De hecho, hasta que llegamos a Vilches (Jaén), mi vagón parecía un sketch sacado de ‘La Hora Chanante’. Expresiones incomprensibles para cualquiera que no sea de la tierra del Quijote se mezclaban con ese carácter campechano de los castellano-manchegos que nos hace ofrecerle media mandarina al ejecutivo (agresivo) que se sienta a nuestro lado tecleando sin parar su ordenador (mientras reza por llegar pronto a su destino).
Sin embargo, la mejor parte del trayecto fue la que comenzó en Vilches (Jaén).

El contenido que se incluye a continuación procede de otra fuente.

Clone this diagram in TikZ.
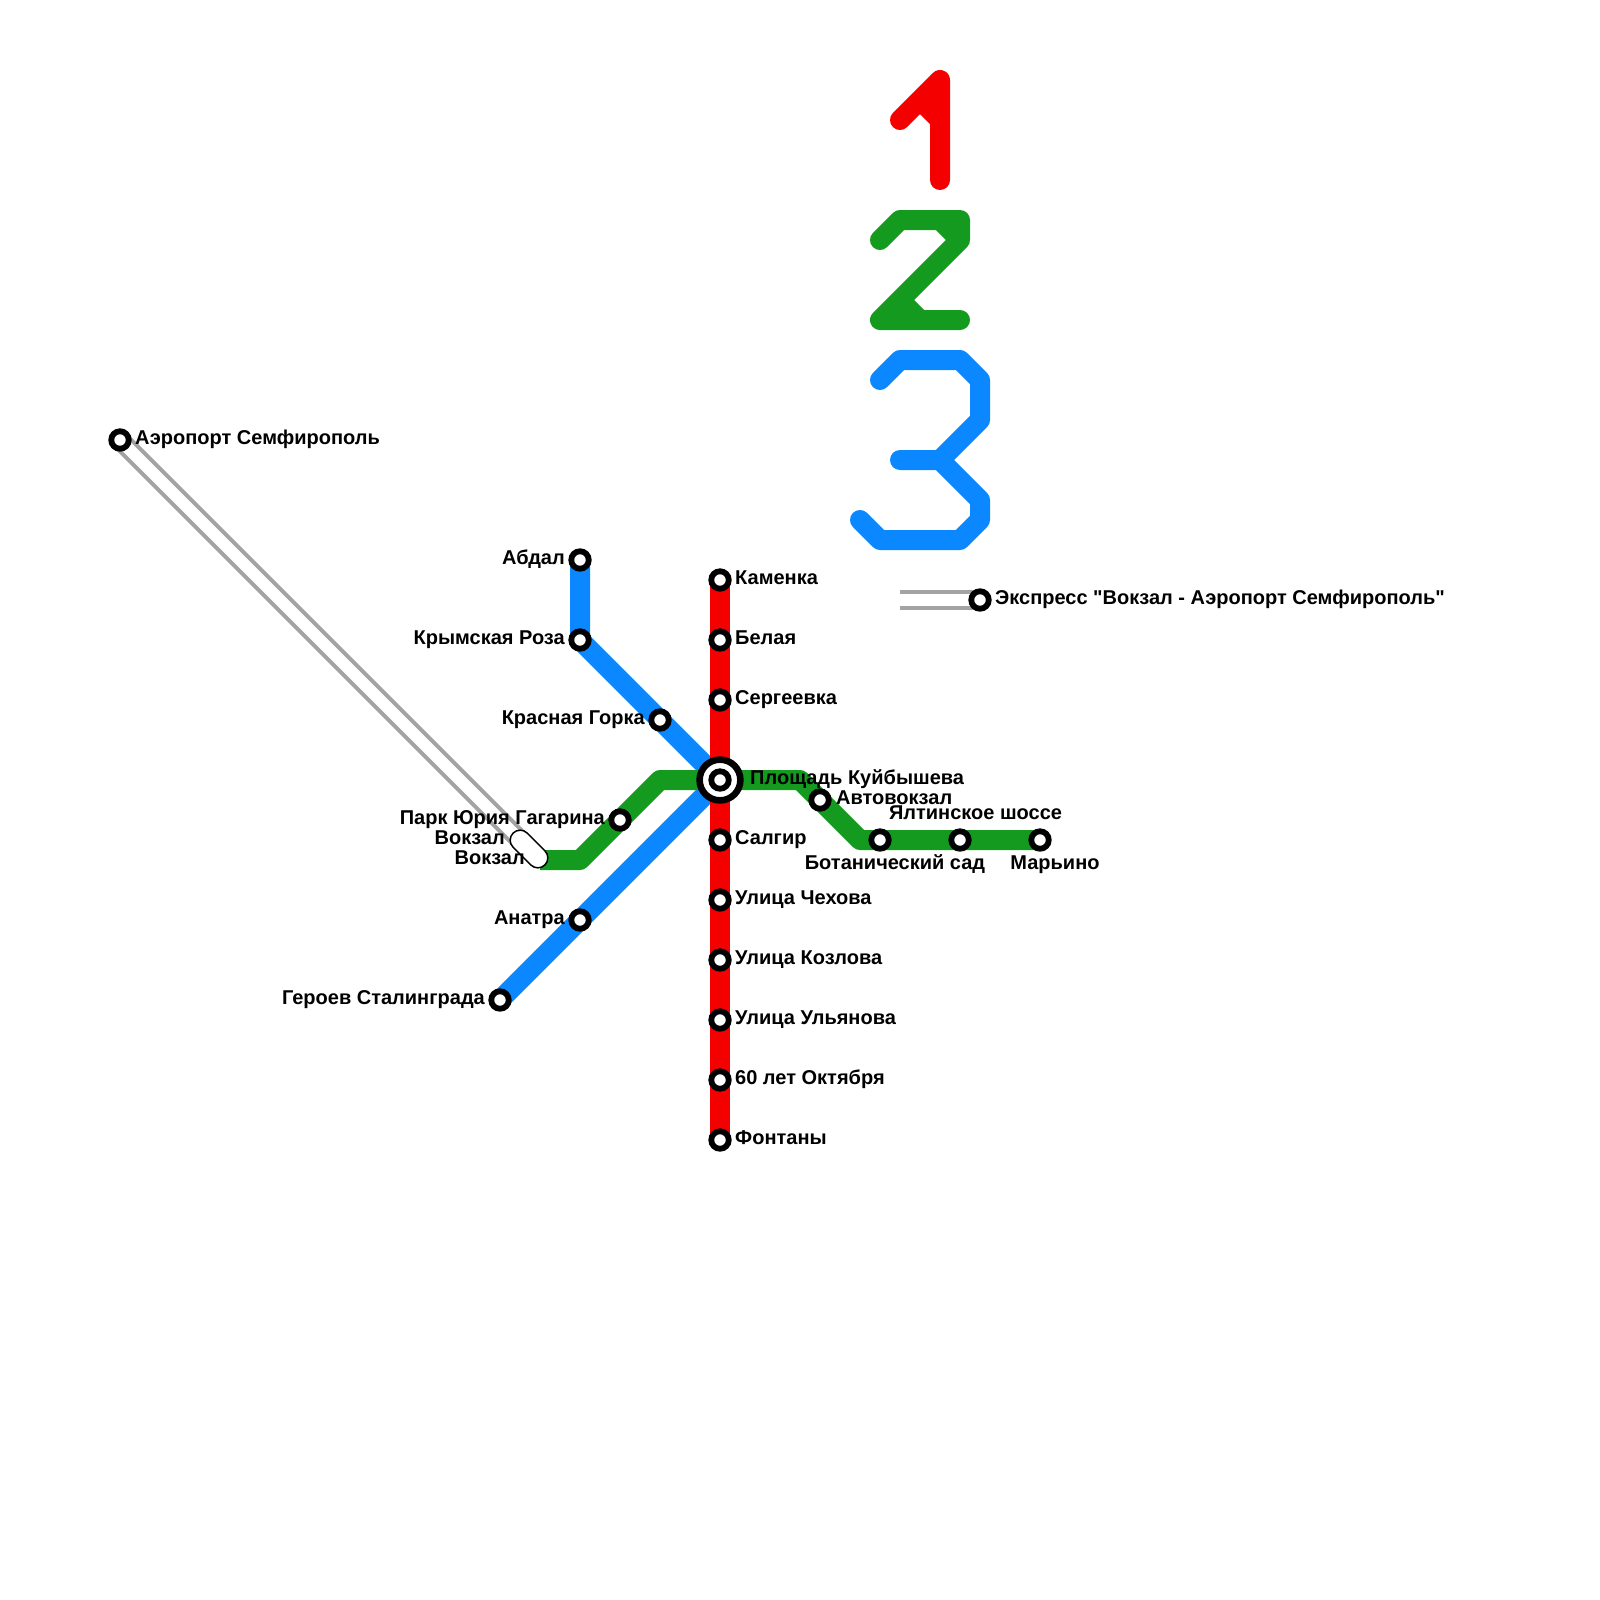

Y es que como se nota que Andalucía tiene un color especial. Me río yo de la feria de Sevilla. Mi vagón sí que se convirtió en una caseta donde gente de pie reunida en corrillos hablaban y reían sin parar.
¿Quién dijo que no se puede pasar bien en un tren que no cuenta con cafetería? Ahí fue cuando me di cuenta de lo diferentes que somos en las distintas comunidades autónomas. Siempre lo he sabido pero lo cierto es que no entiendo por qué la gente se molesta, en ocasiones, cuando se les atribuyen determinadas características en función de su lugar de origen.
Yo soy de Albacete y de toda la vida de Dios me han tachado de paleta y de hablar a voces y con expresiones absurdas que, ahora, son cultura pop gracias a los ‘tunantes’ que comentaba anteriormente (Ernesto Sevilla y compañía). ¿Me enfado?
Para nada, es un estereotipo que se ajusta bastante bien a la realidad. ¿Me molesta? Tampoco. Me encanta ser castellano manchega y adoro no tener nada que ver con un vasco, un valenciano o un extremeño. En la variedad está el gusto.
De hecho, la mejor etapa de mi vida la pasé en el Colegio Mayor Padre Poveda de Madrid con chicas de todas partes de España. Vaya, como Miss España, pero con libros y carreras universitarias de por medio.